Newest island in Pacific may offer clues about Mars

A 4-year-old island’s evolution could hold clues to how water might have shaped similar features on Mars billions of years ago.|

Four years ago, an underwater volcano erupted in the South Pacific Ocean, creating a new island. And NASA took notice.

The island’s evolution could hold clues to how water might have shaped similar features on Mars billions of years ago, NASA officials believed, so the space agency began collecting satellite photos to track how the elements were carving and clawing away at the land.

The images yielded insights into how the island was eroding, but the story they told was limited. NASA could wring more information from those photographs with measurements taken from the ground, but James Garvin, chief scientist at NASA’s Goddard Space Flight Center in Greenbelt, Maryland, could not justify the cost of sending a team.
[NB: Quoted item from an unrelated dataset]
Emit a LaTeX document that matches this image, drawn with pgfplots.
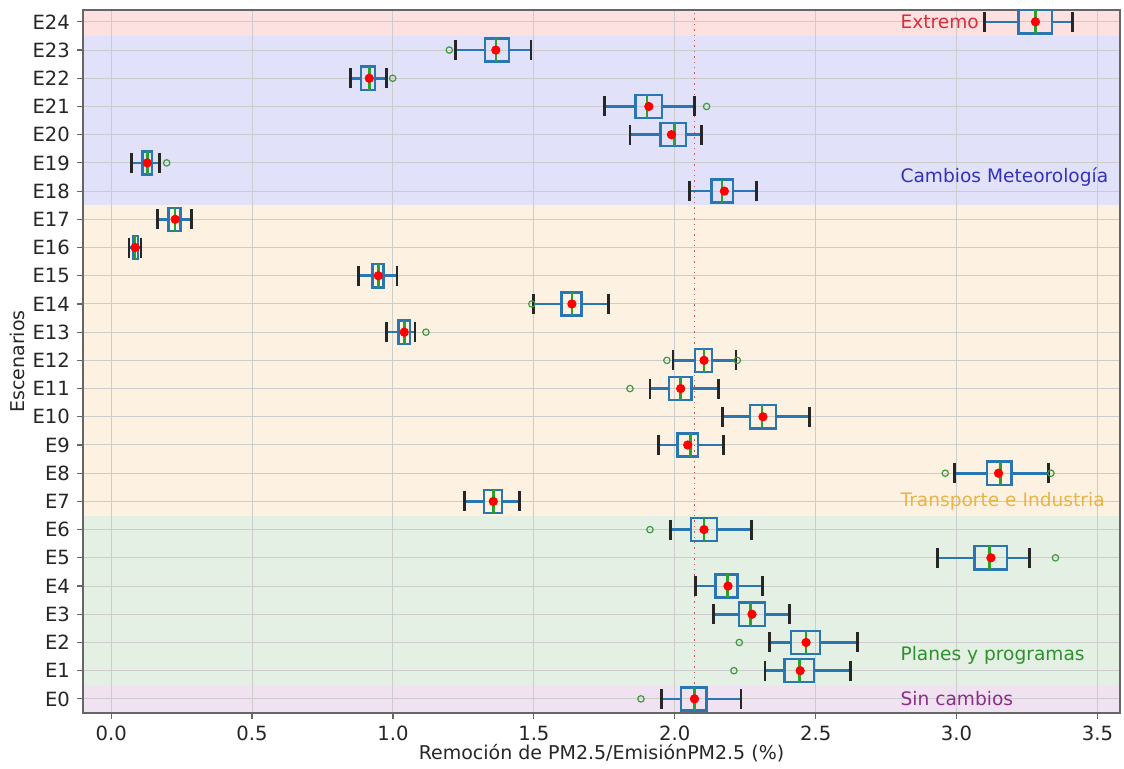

Then an opportunity presented itself.

The Sea Education Association, a study abroad program, was planning to take a group of college students and faculty and staff members to the island, and NASA was welcome to hitch a ride.

Garvin jumped at the chance, sending along Dan Slayback, a research scientist for NASA who had been working on the effort to track the island’s progression.

Slayback sailed on that trip in fall, finding an island of black rock that was, to his surprise, also teeming with life.

“It was very dramatic,” he said. “Just beautifully dramatic.”

The island, part of Tonga, is about 500 acres in size and about 1,300 miles northeast of New Zealand. It has not yet been named, but is unofficially referred to as Hunga Tonga-Hunga Ha’apai, a combination of the names of the two older, uninhabited islands it sits between. (A land bridge connects all three.)

Its most prominent features are a turquoise lake and a croissant-shaped ridge - the remnants of a cone made from hardened ash - that stretches about 400 feet high and about a mile across, Slayback said.

After spending years staring at satellite photographs of the island, he was overwhelmed to finally see the breathtaking landscape up close in early October. He was also eager to get to work.

The satellite photos reveal how the island has eroded over time, but their level of detail is limited without 3D points of reference as context. So, with the help of the students, Slayback roamed the island with a finely tuned GPS device, recording the location of various features visible in the photographs with an accuracy of a few inches.

Those measurements will allow the NASA team to refine the models it had created and more narrowly track erosion going forward, Garvin said.

With those finer models, scientists can better compare the changing shape of Hunga Tonga-Hunga Ha’apai to volcanic shapes and erosion patterns on Mars to better understand the degree to which water was present there.